How Not To Manage Email Subscriptions - Apple
As with most tasks in life, there are two paths you can go by - the easy way, or the right way. Sadly, many of us choose the easy way which, in the long run, means more work for us all.
Take, for example, the seemingly dull task of email unsubscription. A developer wants to make it easy for a user to unsubscribe from an email newsletter. They want to place an unsubscribe link at the bottom of an email, a user can click on it, be taken to a web page, then confirm her unsubscribe.
Let us assume - for a moment - that the developer isn't so sadistic as to make the user manually type in her email address. We are left with an interesting problem: how do we tell the website which email address to display?
The easy way is very simple - example.com/unsubscribe?email=sjobs@apple.com
This is bad. Very bad. Let's take, for example, Apple's developer portal.
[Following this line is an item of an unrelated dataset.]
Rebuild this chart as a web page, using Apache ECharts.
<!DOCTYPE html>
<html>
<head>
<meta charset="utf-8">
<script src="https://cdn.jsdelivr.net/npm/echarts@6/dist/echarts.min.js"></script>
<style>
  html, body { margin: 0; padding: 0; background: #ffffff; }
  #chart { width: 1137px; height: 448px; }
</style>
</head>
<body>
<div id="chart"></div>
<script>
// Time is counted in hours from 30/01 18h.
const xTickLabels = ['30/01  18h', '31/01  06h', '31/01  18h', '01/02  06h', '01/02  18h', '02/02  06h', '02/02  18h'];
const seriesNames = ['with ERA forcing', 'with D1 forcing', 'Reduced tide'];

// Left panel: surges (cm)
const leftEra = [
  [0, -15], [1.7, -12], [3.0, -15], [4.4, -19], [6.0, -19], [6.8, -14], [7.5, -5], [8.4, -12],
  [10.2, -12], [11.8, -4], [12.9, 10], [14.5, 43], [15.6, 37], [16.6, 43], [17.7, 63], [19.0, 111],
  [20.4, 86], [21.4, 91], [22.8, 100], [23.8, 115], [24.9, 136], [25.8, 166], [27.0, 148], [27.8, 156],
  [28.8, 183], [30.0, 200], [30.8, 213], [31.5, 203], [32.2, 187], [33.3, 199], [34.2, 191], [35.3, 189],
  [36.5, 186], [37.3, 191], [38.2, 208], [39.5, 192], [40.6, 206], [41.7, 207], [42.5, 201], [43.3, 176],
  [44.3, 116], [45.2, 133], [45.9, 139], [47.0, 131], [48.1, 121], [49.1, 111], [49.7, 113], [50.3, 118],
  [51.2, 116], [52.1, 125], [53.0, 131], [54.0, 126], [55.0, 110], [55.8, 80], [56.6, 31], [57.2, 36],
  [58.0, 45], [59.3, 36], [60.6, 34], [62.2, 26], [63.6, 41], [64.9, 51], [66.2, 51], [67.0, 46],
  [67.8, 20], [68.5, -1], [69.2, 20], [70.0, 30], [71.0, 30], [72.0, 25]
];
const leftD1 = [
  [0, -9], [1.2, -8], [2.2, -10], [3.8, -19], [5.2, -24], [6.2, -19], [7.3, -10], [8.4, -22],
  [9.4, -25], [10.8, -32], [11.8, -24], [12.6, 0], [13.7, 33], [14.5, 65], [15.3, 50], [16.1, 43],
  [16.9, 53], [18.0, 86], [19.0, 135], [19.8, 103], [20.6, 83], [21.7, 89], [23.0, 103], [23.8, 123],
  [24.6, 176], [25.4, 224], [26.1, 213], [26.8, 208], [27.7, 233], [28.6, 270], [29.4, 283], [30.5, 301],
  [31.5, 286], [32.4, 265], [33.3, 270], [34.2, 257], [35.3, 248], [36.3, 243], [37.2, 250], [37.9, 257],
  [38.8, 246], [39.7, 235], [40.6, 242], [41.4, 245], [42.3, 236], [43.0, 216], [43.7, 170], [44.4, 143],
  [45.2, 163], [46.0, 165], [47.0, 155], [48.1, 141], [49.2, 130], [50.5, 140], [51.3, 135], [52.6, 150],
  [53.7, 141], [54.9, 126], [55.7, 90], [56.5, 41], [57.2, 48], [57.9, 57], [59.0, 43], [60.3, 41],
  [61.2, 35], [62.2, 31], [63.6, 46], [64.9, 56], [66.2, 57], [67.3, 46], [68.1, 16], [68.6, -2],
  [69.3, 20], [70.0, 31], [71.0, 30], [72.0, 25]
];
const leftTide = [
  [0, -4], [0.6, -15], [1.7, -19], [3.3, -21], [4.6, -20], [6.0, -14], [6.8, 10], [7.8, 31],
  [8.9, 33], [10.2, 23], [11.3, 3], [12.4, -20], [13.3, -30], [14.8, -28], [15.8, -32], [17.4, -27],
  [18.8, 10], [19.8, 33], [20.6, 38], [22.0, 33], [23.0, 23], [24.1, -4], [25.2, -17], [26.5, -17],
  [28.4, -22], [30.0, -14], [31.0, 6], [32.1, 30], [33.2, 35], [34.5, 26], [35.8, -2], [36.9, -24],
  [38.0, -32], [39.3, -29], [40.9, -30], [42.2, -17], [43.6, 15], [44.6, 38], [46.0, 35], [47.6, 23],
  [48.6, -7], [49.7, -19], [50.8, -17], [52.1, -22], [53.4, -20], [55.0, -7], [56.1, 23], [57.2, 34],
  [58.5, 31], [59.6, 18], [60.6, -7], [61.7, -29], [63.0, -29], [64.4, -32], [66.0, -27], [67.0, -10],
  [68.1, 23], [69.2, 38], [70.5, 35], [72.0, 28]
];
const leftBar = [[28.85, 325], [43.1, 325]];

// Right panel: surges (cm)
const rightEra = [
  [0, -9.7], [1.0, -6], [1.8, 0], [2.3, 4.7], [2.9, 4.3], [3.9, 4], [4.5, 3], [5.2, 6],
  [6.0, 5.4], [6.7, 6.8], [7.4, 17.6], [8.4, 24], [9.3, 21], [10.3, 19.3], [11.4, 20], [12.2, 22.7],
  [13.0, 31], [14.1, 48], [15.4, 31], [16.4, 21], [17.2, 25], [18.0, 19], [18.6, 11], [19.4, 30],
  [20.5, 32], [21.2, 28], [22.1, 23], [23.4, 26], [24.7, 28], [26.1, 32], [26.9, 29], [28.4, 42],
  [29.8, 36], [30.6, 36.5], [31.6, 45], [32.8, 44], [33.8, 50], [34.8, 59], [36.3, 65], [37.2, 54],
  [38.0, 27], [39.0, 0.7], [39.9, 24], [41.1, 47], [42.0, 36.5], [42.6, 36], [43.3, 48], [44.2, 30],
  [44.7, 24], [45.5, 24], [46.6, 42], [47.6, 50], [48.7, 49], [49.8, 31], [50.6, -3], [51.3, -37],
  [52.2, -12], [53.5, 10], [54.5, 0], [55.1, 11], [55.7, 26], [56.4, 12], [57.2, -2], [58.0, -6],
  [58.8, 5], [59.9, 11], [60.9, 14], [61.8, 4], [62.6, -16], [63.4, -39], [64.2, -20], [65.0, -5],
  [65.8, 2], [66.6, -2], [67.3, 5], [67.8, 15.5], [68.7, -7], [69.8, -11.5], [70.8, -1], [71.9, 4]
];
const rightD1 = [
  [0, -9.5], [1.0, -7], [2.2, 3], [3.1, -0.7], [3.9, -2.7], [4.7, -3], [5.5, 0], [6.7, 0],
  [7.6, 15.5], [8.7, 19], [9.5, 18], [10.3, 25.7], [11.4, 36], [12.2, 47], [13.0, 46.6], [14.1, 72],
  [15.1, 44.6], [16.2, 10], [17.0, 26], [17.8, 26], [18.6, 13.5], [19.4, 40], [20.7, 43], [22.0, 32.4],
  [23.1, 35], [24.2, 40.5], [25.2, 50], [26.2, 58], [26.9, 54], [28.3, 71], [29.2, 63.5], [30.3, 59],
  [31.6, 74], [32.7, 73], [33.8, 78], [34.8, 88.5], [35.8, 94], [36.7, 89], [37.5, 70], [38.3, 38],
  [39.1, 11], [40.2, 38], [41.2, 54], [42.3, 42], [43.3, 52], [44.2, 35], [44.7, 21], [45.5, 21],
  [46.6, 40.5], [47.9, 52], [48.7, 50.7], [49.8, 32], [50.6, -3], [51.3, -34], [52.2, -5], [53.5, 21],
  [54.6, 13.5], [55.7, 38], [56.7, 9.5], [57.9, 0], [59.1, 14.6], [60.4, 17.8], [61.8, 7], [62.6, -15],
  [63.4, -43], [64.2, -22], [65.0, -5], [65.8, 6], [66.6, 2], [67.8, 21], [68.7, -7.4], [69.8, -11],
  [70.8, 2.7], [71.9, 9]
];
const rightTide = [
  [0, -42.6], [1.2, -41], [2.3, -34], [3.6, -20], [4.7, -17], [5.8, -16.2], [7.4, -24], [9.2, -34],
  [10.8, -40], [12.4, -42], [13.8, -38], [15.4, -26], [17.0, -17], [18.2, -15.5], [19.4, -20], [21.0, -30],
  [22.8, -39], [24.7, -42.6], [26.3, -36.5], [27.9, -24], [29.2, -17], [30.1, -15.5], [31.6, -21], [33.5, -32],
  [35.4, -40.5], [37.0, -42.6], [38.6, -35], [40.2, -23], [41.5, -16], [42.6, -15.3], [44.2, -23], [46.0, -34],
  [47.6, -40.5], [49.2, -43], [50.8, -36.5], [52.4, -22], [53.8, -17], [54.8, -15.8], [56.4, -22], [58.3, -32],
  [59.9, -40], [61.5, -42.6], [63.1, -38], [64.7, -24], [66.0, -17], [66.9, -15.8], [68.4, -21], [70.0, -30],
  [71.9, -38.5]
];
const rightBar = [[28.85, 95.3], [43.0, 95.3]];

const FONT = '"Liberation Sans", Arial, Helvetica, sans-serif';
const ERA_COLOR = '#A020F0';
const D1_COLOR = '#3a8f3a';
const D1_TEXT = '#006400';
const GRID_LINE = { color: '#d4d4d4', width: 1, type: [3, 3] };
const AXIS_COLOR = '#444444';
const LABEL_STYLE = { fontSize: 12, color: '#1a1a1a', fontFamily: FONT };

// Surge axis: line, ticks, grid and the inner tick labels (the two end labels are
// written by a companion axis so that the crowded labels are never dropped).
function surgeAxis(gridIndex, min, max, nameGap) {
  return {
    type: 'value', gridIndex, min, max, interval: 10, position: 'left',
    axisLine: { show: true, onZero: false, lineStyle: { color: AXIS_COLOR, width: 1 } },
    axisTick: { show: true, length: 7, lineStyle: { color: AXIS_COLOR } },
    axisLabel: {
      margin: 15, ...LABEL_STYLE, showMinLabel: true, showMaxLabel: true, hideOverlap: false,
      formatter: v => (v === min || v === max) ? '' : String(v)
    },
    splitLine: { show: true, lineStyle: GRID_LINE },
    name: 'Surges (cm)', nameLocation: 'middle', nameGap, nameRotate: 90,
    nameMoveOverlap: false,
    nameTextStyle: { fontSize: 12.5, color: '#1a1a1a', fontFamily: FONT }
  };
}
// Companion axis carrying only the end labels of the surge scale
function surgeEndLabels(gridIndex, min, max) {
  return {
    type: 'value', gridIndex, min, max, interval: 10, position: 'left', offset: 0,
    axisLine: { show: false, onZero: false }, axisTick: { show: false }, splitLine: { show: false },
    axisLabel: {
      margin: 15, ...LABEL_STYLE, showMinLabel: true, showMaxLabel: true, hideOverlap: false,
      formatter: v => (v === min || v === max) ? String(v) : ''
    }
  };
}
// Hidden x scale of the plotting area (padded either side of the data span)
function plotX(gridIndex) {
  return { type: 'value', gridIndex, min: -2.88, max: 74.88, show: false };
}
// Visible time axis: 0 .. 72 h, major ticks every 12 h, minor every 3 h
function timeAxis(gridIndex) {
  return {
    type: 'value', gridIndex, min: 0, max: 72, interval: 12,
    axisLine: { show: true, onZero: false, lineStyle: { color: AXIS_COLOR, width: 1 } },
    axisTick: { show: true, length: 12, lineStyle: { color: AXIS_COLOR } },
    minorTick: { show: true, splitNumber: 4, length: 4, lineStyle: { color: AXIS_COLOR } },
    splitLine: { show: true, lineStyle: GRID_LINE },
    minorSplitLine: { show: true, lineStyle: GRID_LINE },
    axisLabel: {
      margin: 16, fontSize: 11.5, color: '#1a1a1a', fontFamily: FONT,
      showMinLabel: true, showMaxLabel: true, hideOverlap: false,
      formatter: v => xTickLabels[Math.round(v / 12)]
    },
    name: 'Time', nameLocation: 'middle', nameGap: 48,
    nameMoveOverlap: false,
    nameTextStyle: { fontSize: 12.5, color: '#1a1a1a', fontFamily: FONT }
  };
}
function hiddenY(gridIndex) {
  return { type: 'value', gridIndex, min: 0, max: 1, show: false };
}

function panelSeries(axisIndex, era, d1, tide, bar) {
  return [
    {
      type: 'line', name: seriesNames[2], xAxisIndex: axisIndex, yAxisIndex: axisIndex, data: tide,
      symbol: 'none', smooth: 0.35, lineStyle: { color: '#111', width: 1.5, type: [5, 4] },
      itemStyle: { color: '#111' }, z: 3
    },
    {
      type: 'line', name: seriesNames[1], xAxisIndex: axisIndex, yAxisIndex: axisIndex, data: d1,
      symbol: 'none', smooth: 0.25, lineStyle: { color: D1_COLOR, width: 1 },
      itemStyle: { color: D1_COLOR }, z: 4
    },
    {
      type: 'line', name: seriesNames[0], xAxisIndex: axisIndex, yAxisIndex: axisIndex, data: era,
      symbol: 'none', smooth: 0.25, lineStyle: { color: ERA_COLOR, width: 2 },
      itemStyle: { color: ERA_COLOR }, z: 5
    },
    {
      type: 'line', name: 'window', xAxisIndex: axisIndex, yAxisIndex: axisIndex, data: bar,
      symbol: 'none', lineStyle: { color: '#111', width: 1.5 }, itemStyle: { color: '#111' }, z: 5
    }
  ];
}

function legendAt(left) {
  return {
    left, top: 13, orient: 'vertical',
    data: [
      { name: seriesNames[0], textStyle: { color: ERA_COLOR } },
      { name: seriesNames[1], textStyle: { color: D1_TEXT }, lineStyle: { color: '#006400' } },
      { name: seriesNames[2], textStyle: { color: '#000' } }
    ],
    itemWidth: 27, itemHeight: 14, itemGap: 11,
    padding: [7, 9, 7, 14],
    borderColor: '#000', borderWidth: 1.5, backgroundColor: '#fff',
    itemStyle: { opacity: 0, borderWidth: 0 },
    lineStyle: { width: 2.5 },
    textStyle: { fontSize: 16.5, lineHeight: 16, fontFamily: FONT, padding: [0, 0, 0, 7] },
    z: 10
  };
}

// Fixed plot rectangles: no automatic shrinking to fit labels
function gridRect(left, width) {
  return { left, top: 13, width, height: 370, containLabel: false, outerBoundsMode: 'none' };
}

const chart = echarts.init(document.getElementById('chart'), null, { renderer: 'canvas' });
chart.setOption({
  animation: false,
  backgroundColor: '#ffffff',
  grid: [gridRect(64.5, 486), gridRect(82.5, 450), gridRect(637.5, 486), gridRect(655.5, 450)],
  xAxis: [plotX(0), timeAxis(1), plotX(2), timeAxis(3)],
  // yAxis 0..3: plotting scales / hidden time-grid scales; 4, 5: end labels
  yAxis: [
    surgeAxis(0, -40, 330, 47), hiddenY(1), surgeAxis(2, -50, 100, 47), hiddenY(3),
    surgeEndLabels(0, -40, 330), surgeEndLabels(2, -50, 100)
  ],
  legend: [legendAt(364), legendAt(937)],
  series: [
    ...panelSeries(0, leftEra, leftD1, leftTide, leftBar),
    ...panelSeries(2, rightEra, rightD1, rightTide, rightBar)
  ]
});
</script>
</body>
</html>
As you can see - Apple use this anti-pattern when asking developers to unsubscribe from their marketing efforts. There is no requirement to be logged in, no double checking that the user is the owner of the email address, and there is no email confirmation of unsubscription. If a malicious user hits that button....

And that's that.
Apple have deliberately configured their systems in such a way that they - potentially - leak information about subscribers. Or, rather, they let you confirm whether an email address exists on their system.
Knowing that an email address is subscribed to a developer marketing list is useful if you're a spammer - those are the addresses you may want to target - and useful if you're trying to hack in to someone's account - the email used for developer marketing is likely to be the same as their developer account credentials. So, perfect for a spear-phishing vector.
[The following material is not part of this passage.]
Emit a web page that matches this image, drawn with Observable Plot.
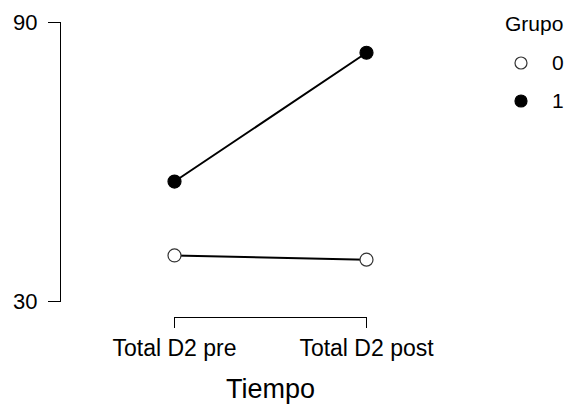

Finally, what happens if your rivals see that you are subscribed to this mailing list? Would removing you - or your boss - from it cause your business any issues?

The Right Way
So, we can hopefully see why the "easy" way causes problems in the long run. What's the right way?
Generally speaking, we want to minimize the damage that any one individual can do while still making it easy to unsubscribe.
Rather than:
example.com/unsubscribe?email=sjobs@apple.com
The email should be given a unique ID which the website can then examine and validate - for example:
example.com/unsubscribe?email=ed263e3881d6ae44d258eda63a1fbda1
If the ID is found in the database, the website can return and display the correct email address. It is impractical for a malicious user to input random unique ID's until they find a valid one.
There is no additional inconvenience for the user, no risk from malicious use, and only a minuscule amount of work for the designer of the system.